What to do? Have a good self-image (you’re already there), teach your child healthy eating habits, don’t talk about other people’s bodies (for good or bad) around your kids, if SHE talks about someone (my kids ask me if other women are pregnant too…yikes) then try to be upbeat in your response about how they look and how God made us all different. And ALWAYS tell her how beautiful she is…inside AND out (and mean it!).
And pray.
You know what I’m going to say!…
I think it’s the result of contraception culture. I think that body image issues for women are connected to how the opposite sex perceives them, even if girls/women aren’t consciously thinking about it. Back when the world was open to life by default (since contraception wasn’t widely available), society used to tell women and young girls that their value in our culture was related to the traits they’d ultimately need in marriage, and marriage went hand-in-hand with being a mother. So our culture valued traits like having good manners, being kind, loving, etc. and wasn’t so concerned with raw sexual appeal.
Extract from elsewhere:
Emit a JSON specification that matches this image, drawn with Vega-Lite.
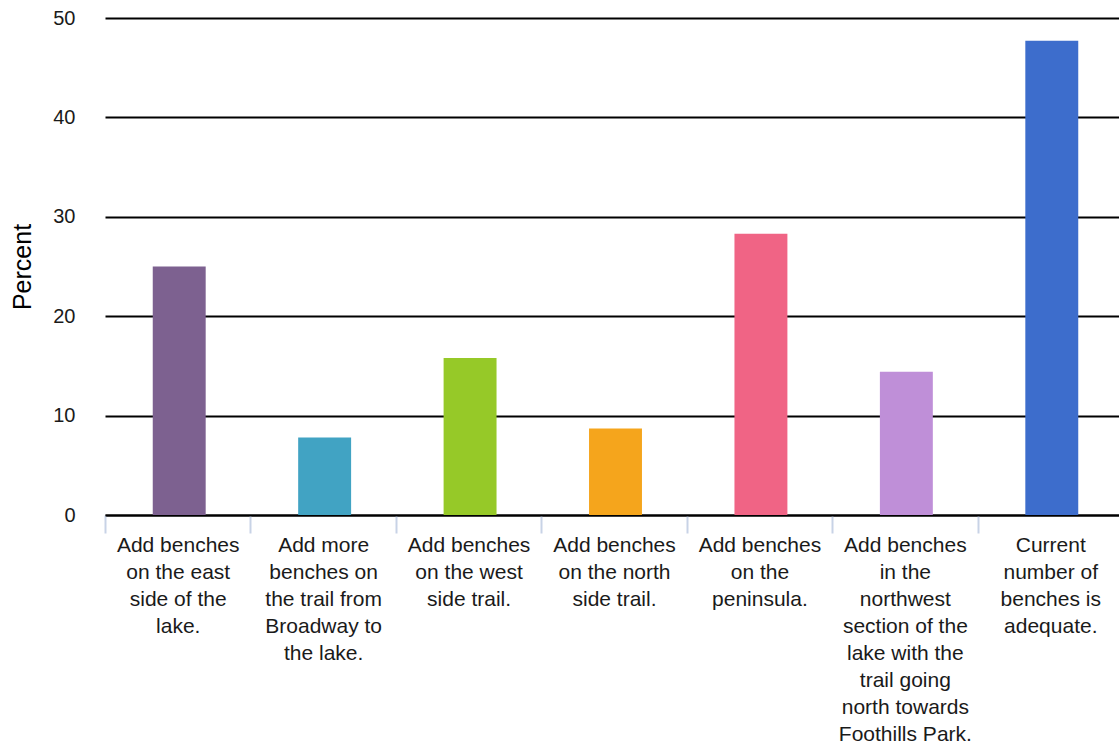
{
  "$schema": "https://vega.github.io/schema/vega-lite/v6.json",
  "width": 1018,
  "height": 497,
  "autosize": "none",
  "padding": {"left": 105, "top": 18, "right": 0, "bottom": 233},
  "background": "white",
  "config": {
    "view": {"stroke": null},
    "font": "Liberation Sans"
  },
  "data": {
    "values": [
      {"option": "Add benches|on the east|side of the|lake.", "percent": 25.0},
      {"option": "Add more|benches on|the trail from|Broadway to|the lake.", "percent": 7.8},
      {"option": "Add benches|on the west|side trail.", "percent": 15.8},
      {"option": "Add benches|on the north|side trail.", "percent": 8.7},
      {"option": "Add benches|on the|peninsula.", "percent": 28.3},
      {"option": "Add benches|in the|northwest|section of the|lake with the|trail going|north towards|Foothills Park.", "percent": 14.4},
      {"option": "Current|number of|benches is|adequate.", "percent": 47.7}
    ]
  },
  "mark": {"type": "bar", "width": {"band": 0.364}, "xOffset": 1.5},
  "encoding": {
    "x": {
      "field": "option",
      "type": "nominal",
      "sort": null,
      "scale": {"paddingInner": 0, "paddingOuter": 0},
      "axis": {
        "title": null,
        "labelAngle": 0,
        "labelExpr": "isValid(datum.value) ? split(datum.value, '|') : ''",
        "labelFont": "Liberation Sans",
        "labelFontSize": 21,
        "labelLineHeight": 27,
        "labelColor": "#1a1a1a",
        "labelPadding": 1,
        "labelLimit": 0,
        "tickBand": "extent",
        "tickSize": 18,
        "tickColor": "#c8d3e6",
        "tickWidth": 2,
        "domainColor": "#000000",
        "domainWidth": 2,
        "grid": false
      }
    },
    "y": {
      "field": "percent",
      "type": "quantitative",
      "scale": {"domain": [0, 50]},
      "axis": {
        "title": "Percent",
        "titleFont": "Liberation Sans",
        "titleFontSize": 25,
        "titleFontWeight": "normal",
        "titleColor": "#000000",
        "titlePadding": 17,
        "values": [0, 10, 20, 30, 40, 50],
        "labelFont": "Liberation Sans",
        "labelFontSize": 20,
        "labelColor": "#1a1a1a",
        "labelPadding": 30,
        "ticks": false,
        "domain": false,
        "grid": true,
        "gridColor": "#000000",
        "gridWidth": 2
      }
    },
    "color": {
      "field": "option",
      "type": "nominal",
      "sort": null,
      "legend": null,
      "scale": {
        "range": ["#7d6190", "#41a3c3", "#96c928", "#f5a51c", "#f06485", "#bf8fd8", "#3d6dcc"]
      }
    }
  }
}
Now that having children is optional and marriage is seen as just about sexual monogamy (and sex is seen as primarily about pleasure), society tells women and young girls that their value is in being “hot”, basically in being a sexual object.
I know, it sounds like a stretch. But, based on my personal experience, (which I wrote about here), I really think that there’s a strong connection.
Also, I feel like I’ve noticed that in orthodox Catholic families where the children just assume that marriage and sex are about the creation of life, where they see that their mothers value their bodies more for the fact that their conduits for life and don’t make their #1 priority looking “young” or “sexy”, that girls in those families don’t seem to struggle with the same body issues that their peers do. (I could be wrong, just an observation.)